The exhibit takes a darkly, eye-catching turn with “Flat Mole” and “Flat Mouse.” Sinewy strokes of gold paint create the sort of patterns that seem to be characteristic of Siena across the unexpected canvas of pressed rodent carcass. The visibility of tiny paws and contorted, barely identifiable features generates the effect of a monochromatic cubist drawing, contributing to the breadth of the collection.

“Enter the Faces” is an intricate, formulaic arrangement of countless rectangles, based upon carefully contemplated divisions of shapes within shapes within shapes. Like the logic board of some imaginary machine, the composition harbors a math of its own, a profusion of esoteric information. Siena’s Williams and Hammond typewriters add a dimension of technological eclecticism to the exhibit, as does his CURTA Calculating Machine. Between his art and the artifacts in his possession there lies a balance between poetic obsolescence and unattainability.

Select works from the studio—those given to Siena by acquaintances—perhaps represent the artist’s taste for flattened images and his affinity for the challenge of eliminating the third dimension. Anonymous aerial photographs compress the earth into single planes that can perhaps be compared to microscope slides; buildings and patches of land appear to writhe across the lens like innocuous bacteria. Katie Merz’s “Cancer,” on the other hand, utilizes the movement, placement, and density of clownish colors and hair-thin pen lines to convey a sense of disguised malignance. A variegated gouache mutant spreads ominously from a single corner of the page.

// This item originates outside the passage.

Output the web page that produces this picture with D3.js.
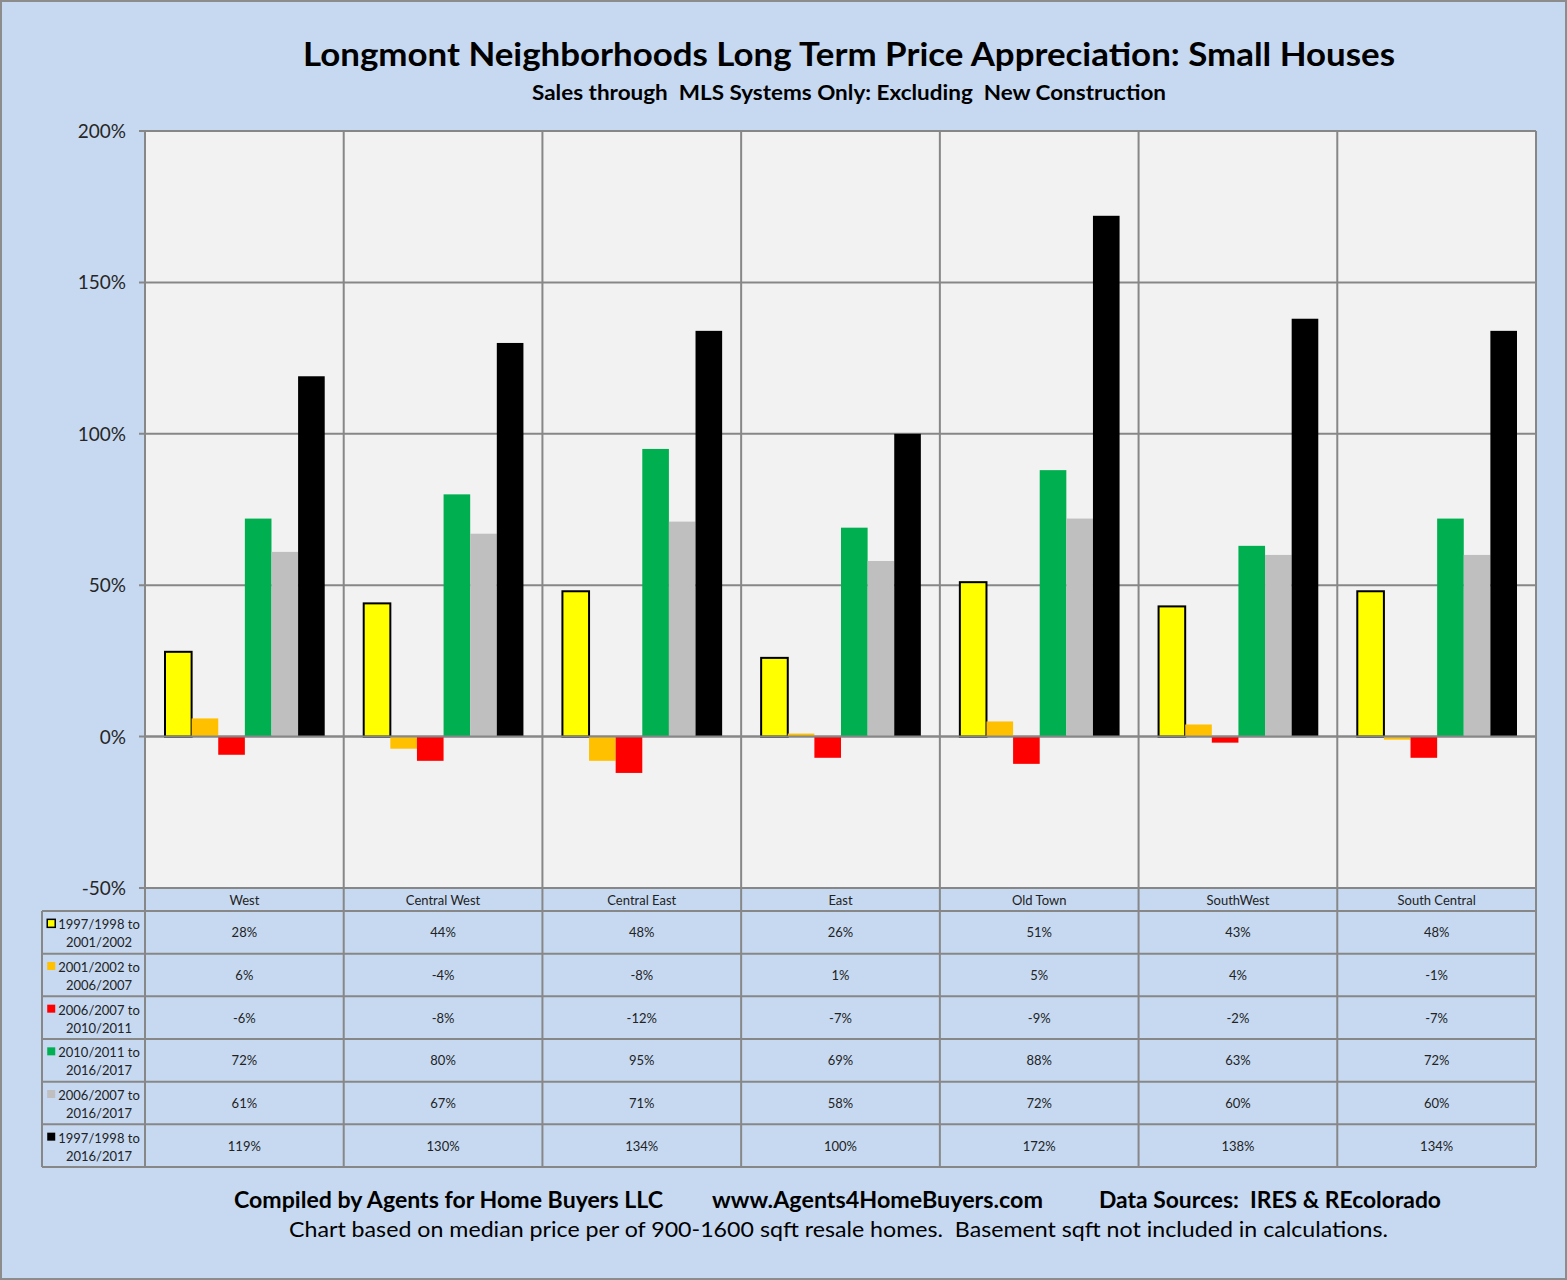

Visual themes seem to take on a more acute presence when they are reduced to a single, expository plane. Two dimensions allow raw shapes and lines and to be the sole descriptor of objects and tone rather than the depth and shadow you find in three. In spite of their being constructed by different hands and various artistic intentions, many of the pieces in James Siena: From the Studio are mysteriously unified in their treatment of space and their tendency to leave drawing surfaces just as they are—planar, concise—delivering many cross-sections of life that are sometimes hard to decipher, though steadfastly expressive.